Alert on German employment
2 min
Germany’s economy is struggling more than the rest of Europe, and its relatively low unemployment rate deserves closer examination. The tide is turning, and the implications for Germany and its trading partners should not be underestimated.
Unemployment trends
The unemployment rate in Germany hit a low of 4.9% in 2019 but has since risen to 6%. While this figure may seem low compared to other European countries, a closer look reveals troubling trends. The increase is partly explained by the arrival of 1 million refugees from Ukraine, three-quarters of whom are of working age. Among them, 200,000 have found jobs, 210,000 receive unemployment benefits, and 300,000 are undergoing training.
Germany’s labour market is undergoing significant change, and its future looks bleak unless the country’s legendary ability to adapt and anticipate comes into play once more, as it has done many times in the past.
Industry in trouble
Last week, Volkswagen announced plans to close factories in Germany, a first in its 87-year history. The automotive sector is a cornerstone of the German economy, employing nearly 800,000 people and generating over €560 billion in revenue – almost equivalent to Belgium’s GDP.

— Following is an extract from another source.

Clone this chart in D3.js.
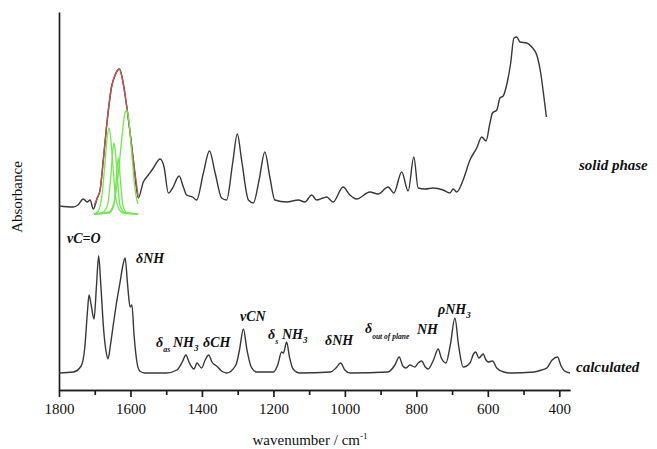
<!DOCTYPE html>
<html>
  <head>
    <meta charset="utf-8">
    <script src="https://cdn.jsdelivr.net/npm/d3@7"></script>
    <style>
        body { margin: 0; background: #fff; }
    </style>
  </head>

  <body>
    <div id="my_dataviz"></div>
  </body>

  <script>

    // wavenumber (cm-1), absorbance (arbitrary units, offset traces)
    let solidPhase = [
      [1800,1.84],[1760,1.83],[1747,1.85],[1732,1.91],[1721,1.88],[1713,1.90],[1704,1.81],[1693,1.92],
      [1685,2.00],[1676,2.30],[1665,2.70],[1653,3.03],[1643,3.15],[1631,3.21],[1622,3.10],[1613,2.90],
      [1603,2.63],[1592,2.30],[1578,1.92],[1564,2.08],[1550,2.15],[1536,2.22],[1517,2.31],[1506,2.23],
      [1494,1.97],[1482,2.02],[1464,2.14],[1452,2.03],[1443,1.95],[1426,1.93],[1415,1.90],[1396,2.17],
      [1379,2.39],[1363,2.17],[1345,1.92],[1331,1.90],[1314,2.27],[1301,2.56],[1289,2.30],[1270,1.90],
      [1256,1.87],[1240,2.10],[1224,2.38],[1210,2.13],[1196,1.90],[1163,1.88],[1130,1.90],[1112,1.88],
      [1093,1.95],[1079,1.90],[1061,1.92],[1051,1.93],[1033,1.88],[1005,2.03],[986,1.95],[967,1.91],
      [930,1.98],[907,1.96],[879,2.03],[863,1.97],[841,2.18],[823,1.99],[807,2.33],[795,2.02],
      [776,2.01],[753,2.02],[725,2.00],[706,1.97],[697,2.01],[687,1.98],[669,2.10],[650,2.30],
      [631,2.42],[617,2.53],[605,2.49],[594,2.67],[587,2.77],[575,2.80],[566,2.92],[557,2.94],
      [546,3.07],[536,3.27],[527,3.52],[519,3.53],[510,3.48],[491,3.47],[477,3.43],[463,3.35],
      [452,3.17],[443,2.93],[436,2.73]
    ];

    let calculated = [
      [1800,0.17],[1760,0.18],[1738,0.24],[1728,0.42],[1720,0.80],[1716,0.95],[1710,0.85],[1702,0.71],[1695,1.05],
      [1689,1.34],[1683,1.05],[1675,0.60],[1668,0.38],[1663,0.31],[1656,0.45],[1649,0.63],[1640,0.85],
      [1629,1.08],[1621,1.25],[1615,1.32],[1608,1.05],[1601,0.83],[1596,0.85],[1590,0.55],[1582,0.28],
      [1574,0.19],[1560,0.17],[1500,0.17],[1470,0.20],[1455,0.28],[1445,0.35],[1435,0.27],[1422,0.21],
      [1414,0.27],[1401,0.22],[1391,0.30],[1381,0.35],[1372,0.28],[1359,0.24],[1345,0.19],[1331,0.17],
      [1305,0.25],[1295,0.40],[1284,0.61],[1274,0.40],[1262,0.23],[1247,0.18],[1200,0.18],[1188,0.25],
      [1177,0.38],[1172,0.37],[1163,0.48],[1155,0.33],[1145,0.21],[1126,0.17],[1040,0.18],[1025,0.22],
      [1012,0.27],[1000,0.20],[985,0.17],[880,0.18],[860,0.25],[848,0.33],[838,0.24],[829,0.22],
      [818,0.25],[804,0.23],[795,0.27],[785,0.29],[775,0.23],[767,0.21],[752,0.30],[739,0.41],
      [730,0.32],[717,0.27],[705,0.45],[692,0.72],[682,0.45],[669,0.23],[650,0.27],[640,0.36],
      [634,0.38],[625,0.32],[613,0.36],[605,0.30],[599,0.28],[587,0.29],[575,0.22],[555,0.18],
      [538,0.17],[470,0.18],[450,0.20],[435,0.22],[420,0.30],[405,0.33],[395,0.24],[385,0.19],[370,0.17]
    ];

    // fitted envelope of the carbonyl / NH band
    let fitEnvelope = [
      [1701,1.85],[1693,1.92],[1685,2.00],[1676,2.30],[1665,2.70],[1653,3.03],[1643,3.15],[1631,3.21],
      [1622,3.10],[1613,2.90],[1603,2.63],[1592,2.30],[1578,1.92]
    ];

    // fitted components
    let fitBand1 = [[1702,1.76],[1690,1.79],[1680,1.94],[1672,2.24],[1666,2.50],[1660,2.62],[1655,2.51],[1649,2.24],[1642,1.94],[1632,1.81],[1620,1.77],[1579,1.76]];
    let fitBand2 = [[1702,1.76],[1680,1.77],[1665,1.84],[1656,2.09],[1650,2.37],[1646,2.47],[1642,2.37],[1636,2.09],[1629,1.84],[1614,1.77],[1579,1.76]];
    let fitBand3 = [[1702,1.76],[1660,1.77],[1647,1.84],[1640,2.09],[1634,2.32],[1628,2.09],[1621,1.84],[1609,1.77],[1579,1.76]];
    let fitBand4 = [[1702,1.76],[1660,1.78],[1645,1.89],[1635,2.14],[1625,2.49],[1617,2.74],[1611,2.80],[1605,2.71],[1597,2.39],[1589,2.06],[1582,1.90],[1579,1.86]];

    let majorTicks = [1800, 1600, 1400, 1200, 1000, 800, 600, 400];
    let minorTicks = [1700, 1500, 1300, 1100, 900, 700, 500];

    let serif = "'Liberation Serif', 'DejaVu Serif', serif";
    let width = 657, height = 449;
    let plot = {left: 59, right: 570, top: 12, bottom: 390};

    let svg = d3.select("#my_dataviz")
                .append("svg")
                    .attr("width", width)
                    .attr("height", height);

    let x = d3.scaleLinear()
              .domain([1800, 370])
              .range([plot.left, plot.right]);

    let y = d3.scaleLinear()
              .domain([0, 3.78])
              .range([plot.bottom, plot.top]);

    // axes
    let xMajor = svg.append("g")
       .attr("transform", "translate(0," + plot.bottom + ")")
       .call(d3.axisBottom(x).tickValues(majorTicks).tickFormat(d3.format("d"))
               .tickSize(7).tickSizeOuter(0).tickPadding(6));

    svg.append("g")
       .attr("transform", "translate(0," + plot.bottom + ")")
       .call(d3.axisBottom(x).tickValues(minorTicks).tickSize(5).tickSizeOuter(0).tickFormat(""));

    svg.append("g")
       .attr("transform", "translate(" + plot.left + ",0)")
       .call(d3.axisLeft(y).tickValues([]).tickSizeOuter(0));

    svg.selectAll(".domain, .tick line")
       .attr("stroke", "#1e1e1e")
       .attr("stroke-width", 1.7);

    xMajor.selectAll(".tick text")
       .style("font-family", serif)
       .style("font-size", "15px")
       .attr("fill", "#111");

    let line = d3.line()
                 .curve(d3.curveMonotoneX)
                 .x(function(d) { return x(d[0]) })
                 .y(function(d) { return y(d[1]) });

    function trace(data, color, w) {
        svg.append("path")
           .datum(data)
           .attr("fill", "none")
           .attr("stroke", color)
           .attr("stroke-width", w)
           .attr("stroke-linejoin", "round")
           .attr("d", line);
    }

    trace(solidPhase, "#383838", 1.4);
    trace(calculated, "#383838", 1.4);
    trace(fitEnvelope, "#c45050", 1.4);
    [fitBand1, fitBand2, fitBand3, fitBand4].forEach(function(b) { trace(b, "#6ee84a", 1.3) });

    // axis titles
    svg.append("text")
       .attr("transform", "translate(22,197) rotate(-90)")
       .attr("text-anchor", "middle")
       .style("font-family", serif)
       .style("font-size", "15px")
       .attr("fill", "#111")
       .text("Absorbance");

    let xt = svg.append("text")
       .attr("x", 310)
       .attr("y", 445)
       .attr("text-anchor", "middle")
       .style("font-family", serif)
       .style("font-size", "15px")
       .attr("fill", "#111");
    xt.append("tspan").text("wavenumber / cm");
    xt.append("tspan").attr("dy", -6).style("font-size", "9px").text("-1");

    // band assignments
    function note(px, py, parts, size) {
        let t = svg.append("text")
                   .attr("x", px).attr("y", py)
                   .attr("fill", "#111")
                   .style("font-family", serif)
                   .style("font-weight", "bold")
                   .style("font-style", "italic")
                   .style("font-size", (size || 14) + "px");
        parts.forEach(function(p) {
            let s = t.append("tspan").text(p.t);
            if (p.sub) s.style("font-size", (p.size || 9) + "px").attr("dy", p.sub);
        });
        return t;
    }

    note(67, 243, [{t: "\u03BDC=O"}]);
    note(136, 263, [{t: "\u03B4NH"}]);
    note(156, 347, [{t: "\u03B4"}, {t: "as", sub: 5, size: 8}]);
    note(173, 347, [{t: "NH"}, {t: "3", sub: 4}]);
    note(203, 347, [{t: "\u03B4CH"}]);
    note(240, 321, [{t: "\u03BDCN"}]);
    note(268, 339, [{t: "\u03B4"}, {t: "s", sub: 5, size: 8}]);
    note(282, 339, [{t: "NH"}, {t: "3", sub: 4}]);
    note(325, 345, [{t: "\u03B4NH"}]);
    note(365, 333, [{t: "\u03B4"}, {t: "out of plane", sub: 6, size: 7.5}]);
    note(417, 334, [{t: "NH"}]);
    note(438, 314, [{t: "\u03C1NH"}, {t: "3", sub: 4}]);

    note(579, 170, [{t: "solid phase"}], 15);
    note(576, 372, [{t: "calculated"}], 15);

  </script>

</html>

In recent years, the industry has faced severe headwinds: skyrocketing energy costs, export challenges, and rapid technological changes that could overwhelm even the most seasoned executives. Over the past two years, the sector has shed more than 6% of its workforce, and this trend is expected to continue.
A recent survey revealed that 60% of German car manufacturers plan further workforce reductions over the next five years, despite Germany’s stringent labour laws. Continental, Germany’s third-largest automotive supplier with annual revenues of €41.4 billion, is exiting the car parts business to focus on tyres. The company is cutting thousands of jobs as it prepares to divest its sensors and braking systems unit.
However, Continental is striving to retain its skilled employees, organising training sessions to help workers transition into sustainable fields like robotics, logistics and electrification. Hopefully, such best practices will become widespread and inspire other countries to follow suit.
The chemical industry relocates
Germany’s chemical industry, another major provider of skilled jobs, is also facing significant challenges. As a highly energy-intensive sector, it is being forced to relocate outside Europe. BASF, for example, is shifting its operations from Germany and expanding in Asia. Many mid-sized companies are following the same logic, as discussed in a previous article.
Loss of skilled jobs
Despite Germany’s relatively low unemployment rate, the numbers mask a harsh reality. The jobs disappearing in Germany’s industrial sector are well-paid positions that supported purchasing power, limited public spending, and contributed substantial tax revenue to the state.
Between May 2023 and May 2024, more than 100,000 skilled jobs of this type were lost, while the healthcare sector created 50,000 new positions. However, these new roles, along with those in education and public administration, are far less well-paid, leading to a decline in purchasing power and reduced tax revenues.

European impact
Given that Germany’s economy has contracted in three of the last six quarters, some believe companies are retaining more workers than necessary. Rather than cutting jobs, firms are keeping employees on staff due to fears that Germany’s rapidly ageing population will lead to a widespread shortage of skilled labour.
In conclusion, Germany’s unemployment figures are far more concerning than they initially appear. The European repercussions could be significant: weakened German public finances, a stalled European economic engine, and relocations that could undermine the continent. This issue warrants close attention.